Refund of paid tax to banks
Banks will be entitled to a refund of personal income tax paid for write-off of individual receivables for non-performing loans, according to the regulations of the National Bank of Serbia and the CIT Law. Income of an individual on this basis is not considered for annual personal income tax purposes.
The refund shall be executed in accordance with the provisions of the Law on Tax Procedure and Tax Administration.
Mandatory Social Security Contributions Law
The adopted amendments shall apply from 1 January 2018, unless otherwise indicated.
Determination of the monthly and annual amount of the contribution base
According to the adopted amendments, the determination of the highest and lowest monthly contribution base, the highest annual contribution base and the highest assessed annual contribution base will be made once a year. In this manner determined amounts will apply for the entire calendar year.
Extension of the validity of existing tax exemptions for new employees
Existing relief in the form of the right to return paid contributions in the percentage from 65% to 75% is extended up to 31 December 2019.
Tax exemptions for persons starting with business activities
The relief for newly established companies/ registered entrepreneurs on the basis of employment of newly employed persons is introduced.
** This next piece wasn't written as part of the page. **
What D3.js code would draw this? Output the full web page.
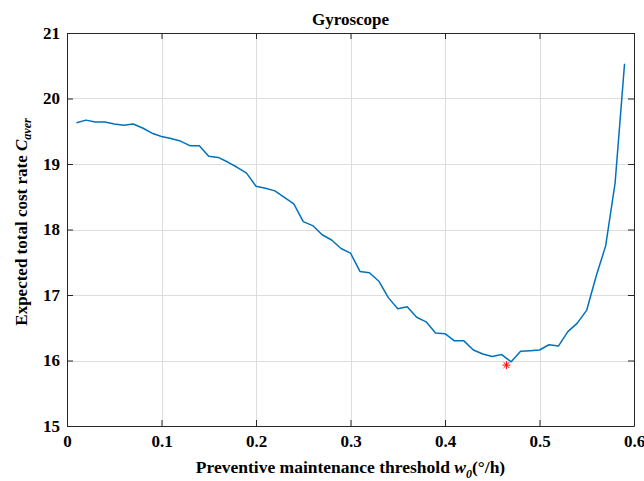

It is specified that the right to exemption from paying contributions on behalf of employer and employee can be achieved for up to nine newly employed persons, in the tax period in which the employer is established/registered and the following tax period.
The envisaged tax relief will be applied as of 1 October 2018.
Employee benefits earned from the employer
It is specified that the contributions base on behalf of employer and employee should not include earnings from employer which are not subject to salary tax in line with the Law on Personal Income Tax.